The investigators bought tablets, which looked similar to genuine blue Viagra pills, from Knott in a Bowie parking lot, court documents say. But pills tested at a Food and Drug Administration lab found that “the coating and core materials were not consistent with authentic Viagra.” The pills contained 8 more percent of the active ingredient in Viagra than the actual drug, according to court records.
“People who buy pills from strangers over the Internet have no idea what they may be ingesting,” Rod Rosenstein, the U.S. attorney for Maryland, said in a statement. “Just because it looks like the actual drug doesn’t mean that it is the real thing.”
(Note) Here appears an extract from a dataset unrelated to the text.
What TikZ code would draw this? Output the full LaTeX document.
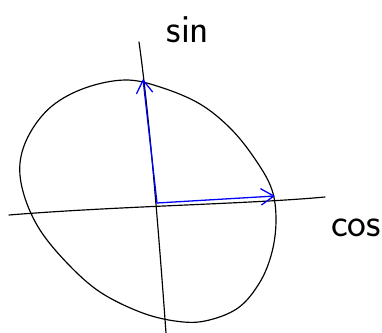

Knott told undercover agents that she had access to “humongous bags” that contained 3,000 or 6,000 pills and that she stored the drugs on the top shelf of a closet to keep them away from her young children, court records say.
After the Craigslist sales, authorities searched Knott’s home and she gave a sworn statement admitting that she knew the pills were fake, her plea agreement says. It’s not clear how Knott obtained the drugs.
She sold the counterfeit Viagra to numerous people and earned about $8,425 through the sales, according to the plea agreement.
Prosecutors estimated that the total infringement loss from Knott’s sales and the thousands of pills found at her home was nearly $120,000.